15min:
UNCERTAINTIES IN PROPERTIES CALCULATED FROM FITTED POTENTIAL FUNCTIONS and DETERMINING POTENTIAL FUNCTIONS FROM FITS TO BOUND \to CONTINUUM INTENSITY DATA .

ROBERT J. LE ROY, Department of Chemistry, University of Waterloo, Waterloo, Ontario N2L 3G1, Canada.

In recent years it has become increasingly common to analyse spectroscopic data by using ``direct potential fits" of simulated data generated from analytic potential energy functions to experiment to optimize the parameters defining that potential energy function. This has the advantages of circumventing use of the semiclassical approximations associated with traditional methodologies, and of directly yielding a closed-form expression that is the most compact and comprehensive way to summarize what we know about a molecule. A question which then arises is: What are the uncertainties in properties computed using this potential? ~ It turns out that this question is very closely related to the question of how to apply this simulation/fitting method efficiently to the analysis of bound \to continuum intensity data.
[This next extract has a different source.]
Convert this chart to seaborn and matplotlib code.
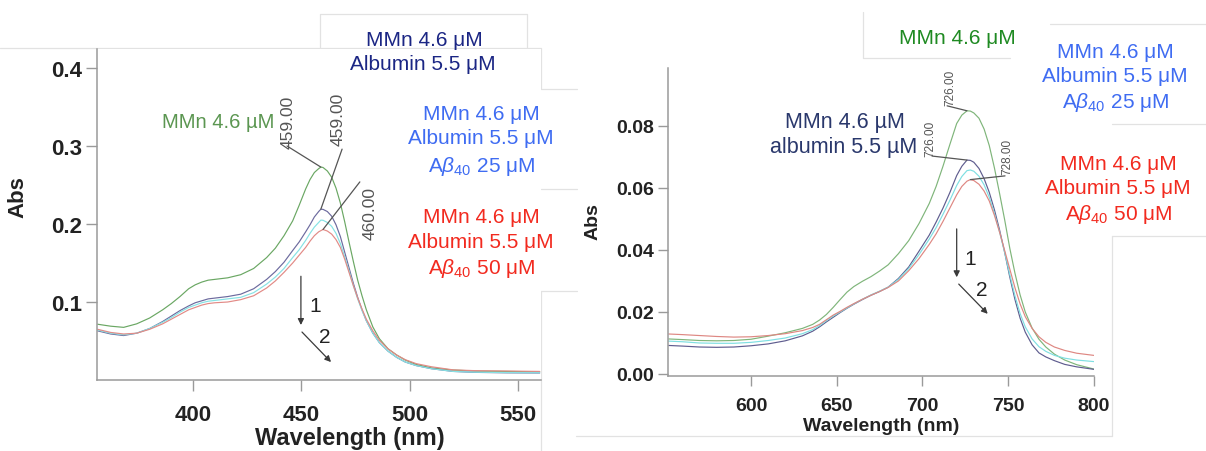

Both depend upon being able to answer the question: What are the partial derivatives of a wavefunction with respect to the parameters defining the potential energy function from which it is generated? ~ It will be shown that such partial derivatives may be obtained readily as the `particular' solutions of linear inhomogeneous differential equations of a type that is routinely solved in another context for calculating the centrifugal distortion constants of diatomic molecules., Applications of this technique have been incorporated into the publicly available bound-state data analysis and simulation program DPotFit and the distributed bound \to continuum simulation/fitting program BCONT.